Aim —
Would you transcribe the whole listing exactly, minus its pictures?

Dataset extract —
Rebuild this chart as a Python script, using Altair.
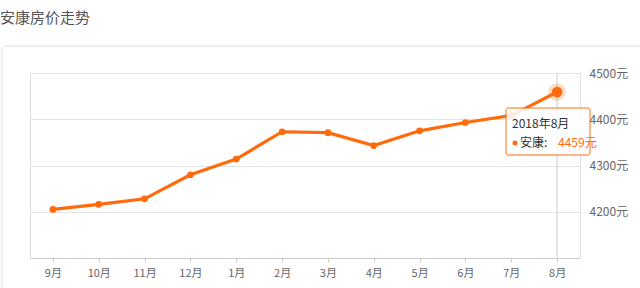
import altair as alt
import pandas as pd

months = ["9月", "10月", "11月", "12月", "1月", "2月", "3月", "4月", "5月", "6月", "7月", "8月"]
prices = [4205, 4216, 4228, 4280, 4314, 4373, 4371, 4343, 4375, 4393, 4408, 4459]
y_ticks = [4200, 4300, 4400, 4500]
title_text = "安康房价走势"
tip_date = "2018年8月"
tip_series = "安康:"

df = pd.DataFrame({"month": months, "price": prices})
last = pd.DataFrame({"month": [months[-1]], "price": [prices[-1]],
                     "date": [tip_date], "series": [tip_series], "title": [title_text]})

FONT = "Noto Sans CJK SC"
ORANGE = "#ff6a0a"

x = alt.X("month:N", sort=months,
          scale=alt.Scale(type="point", padding=0.5),
          axis=alt.Axis(title=None, labelAngle=0, labelColor="#666", labelFontSize=11,
                        labelFont=FONT, domainColor="#cccccc", tickColor="#cccccc",
                        tickSize=4, labelPadding=5, grid=False))
y = alt.Y("price:Q",
          scale=alt.Scale(domain=[4100, 4500], nice=False, zero=False),
          axis=alt.Axis(title=None, orient="right", values=y_ticks,
                        labelExpr="datum.value + '元'", labelColor="#666",
                        labelFontSize=12, labelFont=FONT, domainColor="#e0e0e0",
                        ticks=False, gridColor="#e3e3e3", labelPadding=9))

base = alt.Chart(df)
lastc = alt.Chart(last)

box = lastc.mark_rect(fillOpacity=0, stroke="#e2e2e2", strokeWidth=1, cornerRadius=4).encode(
    x=alt.value(-28), x2=alt.value(640), y=alt.value(-27), y2=alt.value(300))

rule = lastc.mark_rule(color="#cccccc", strokeWidth=1).encode(x=x)

line = base.mark_line(color=ORANGE, strokeWidth=3.2).encode(x=x, y=y)
pts = base.mark_circle(color=ORANGE, size=45, opacity=1).encode(x=x, y=y)

halo = lastc.mark_circle(color=ORANGE, size=300, opacity=0.25).encode(x=x, y=y)
big = lastc.mark_circle(color=ORANGE, size=110, opacity=1).encode(x=x, y=y)

tip_box = lastc.mark_rect(fill="white", fillOpacity=0.85, stroke=ORANGE, strokeWidth=1,
                          cornerRadius=2).encode(
    x=alt.value(476), x2=alt.value(560), y=alt.value(35), y2=alt.value(82))

tip_date_t = lastc.mark_text(align="left", baseline="middle", font=FONT, fontSize=12,
                             color="#333").encode(
    x=alt.value(482), y=alt.value(51), text="date:N")
tip_dot = lastc.mark_circle(color=ORANGE, size=25, opacity=1).encode(
    x=alt.value(485), y=alt.value(70))
tip_series_t = lastc.mark_text(align="left", baseline="middle", font=FONT, fontSize=12,
                               color="#333").encode(
    x=alt.value(490), y=alt.value(70), text="series:N")
tip_val = lastc.transform_calculate(lbl="datum.price + '元'").mark_text(
    align="left", baseline="middle", font=FONT, fontSize=12, color=ORANGE).encode(
    x=alt.value(528), y=alt.value(70), text="lbl:N")

title = lastc.mark_text(align="left", baseline="middle", font=FONT, fontSize=15,
                        color="#555").encode(
    x=alt.value(-30), y=alt.value(-55), text="title:N")

chart = alt.layer(box, rule, line, pts, halo, big, tip_box, tip_date_t, tip_dot,
                  tip_series_t, tip_val, title).properties(
    width=550, height=185, autosize="none",
    padding={"left": 30, "top": 73, "right": 60, "bottom": 30},
).configure_view(strokeWidth=0, stroke="transparent").configure(font=FONT, background="white")

chart.save("out.html", embed_options={"renderer": "svg", "actions": False})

Answer to this task —
Rebuild this chart as a Python script, using Altair.
import altair as alt
import pandas as pd

months = ["9月", "10月", "11月", "12月", "1月", "2月", "3月", "4月", "5月", "6月", "7月", "8月"]
prices = [4205, 4216, 4228, 4280, 4314, 4373, 4371, 4343, 4375, 4393, 4408, 4459]
y_ticks = [4200, 4300, 4400, 4500]
title_text = "安康房价走势"
tip_date = "2018年8月"
tip_series = "安康:"

df = pd.DataFrame({"month": months, "price": prices})
last = pd.DataFrame({"month": [months[-1]], "price": [prices[-1]],
                     "date": [tip_date], "series": [tip_series], "title": [title_text]})

FONT = "Noto Sans CJK SC"
ORANGE = "#ff6a0a"

x = alt.X("month:N", sort=months,
          scale=alt.Scale(type="point", padding=0.5),
          axis=alt.Axis(title=None, labelAngle=0, labelColor="#666", labelFontSize=11,
                        labelFont=FONT, domainColor="#cccccc", tickColor="#cccccc",
                        tickSize=4, labelPadding=5, grid=False))
y = alt.Y("price:Q",
          scale=alt.Scale(domain=[4100, 4500], nice=False, zero=False),
          axis=alt.Axis(title=None, orient="right", values=y_ticks,
                        labelExpr="datum.value + '元'", labelColor="#666",
                        labelFontSize=12, labelFont=FONT, domainColor="#e0e0e0",
                        ticks=False, gridColor="#e3e3e3", labelPadding=9))

base = alt.Chart(df)
lastc = alt.Chart(last)

box = lastc.mark_rect(fillOpacity=0, stroke="#e2e2e2", strokeWidth=1, cornerRadius=4).encode(
    x=alt.value(-28), x2=alt.value(640), y=alt.value(-27), y2=alt.value(300))

rule = lastc.mark_rule(color="#cccccc", strokeWidth=1).encode(x=x)

line = base.mark_line(color=ORANGE, strokeWidth=3.2).encode(x=x, y=y)
pts = base.mark_circle(color=ORANGE, size=45, opacity=1).encode(x=x, y=y)

halo = lastc.mark_circle(color=ORANGE, size=300, opacity=0.25).encode(x=x, y=y)
big = lastc.mark_circle(color=ORANGE, size=110, opacity=1).encode(x=x, y=y)

tip_box = lastc.mark_rect(fill="white", fillOpacity=0.85, stroke=ORANGE, strokeWidth=1,
                          cornerRadius=2).encode(
    x=alt.value(476), x2=alt.value(560), y=alt.value(35), y2=alt.value(82))

tip_date_t = lastc.mark_text(align="left", baseline="middle", font=FONT, fontSize=12,
                             color="#333").encode(
    x=alt.value(482), y=alt.value(51), text="date:N")
tip_dot = lastc.mark_circle(color=ORANGE, size=25, opacity=1).encode(
    x=alt.value(485), y=alt.value(70))
tip_series_t = lastc.mark_text(align="left", baseline="middle", font=FONT, fontSize=12,
                               color="#333").encode(
    x=alt.value(490), y=alt.value(70), text="series:N")
tip_val = lastc.transform_calculate(lbl="datum.price + '元'").mark_text(
    align="left", baseline="middle", font=FONT, fontSize=12, color=ORANGE).encode(
    x=alt.value(528), y=alt.value(70), text="lbl:N")

title = lastc.mark_text(align="left", baseline="middle", font=FONT, fontSize=15,
                        color="#555").encode(
    x=alt.value(-30), y=alt.value(-55), text="title:N")

chart = alt.layer(box, rule, line, pts, halo, big, tip_box, tip_date_t, tip_dot,
                  tip_series_t, tip_val, title).properties(
    width=550, height=185, autosize="none",
    padding={"left": 30, "top": 73, "right": 60, "bottom": 30},
).configure_view(strokeWidth=0, stroke="transparent").configure(font=FONT, background="white")

chart.save("out.html", embed_options={"renderer": "svg", "actions": False})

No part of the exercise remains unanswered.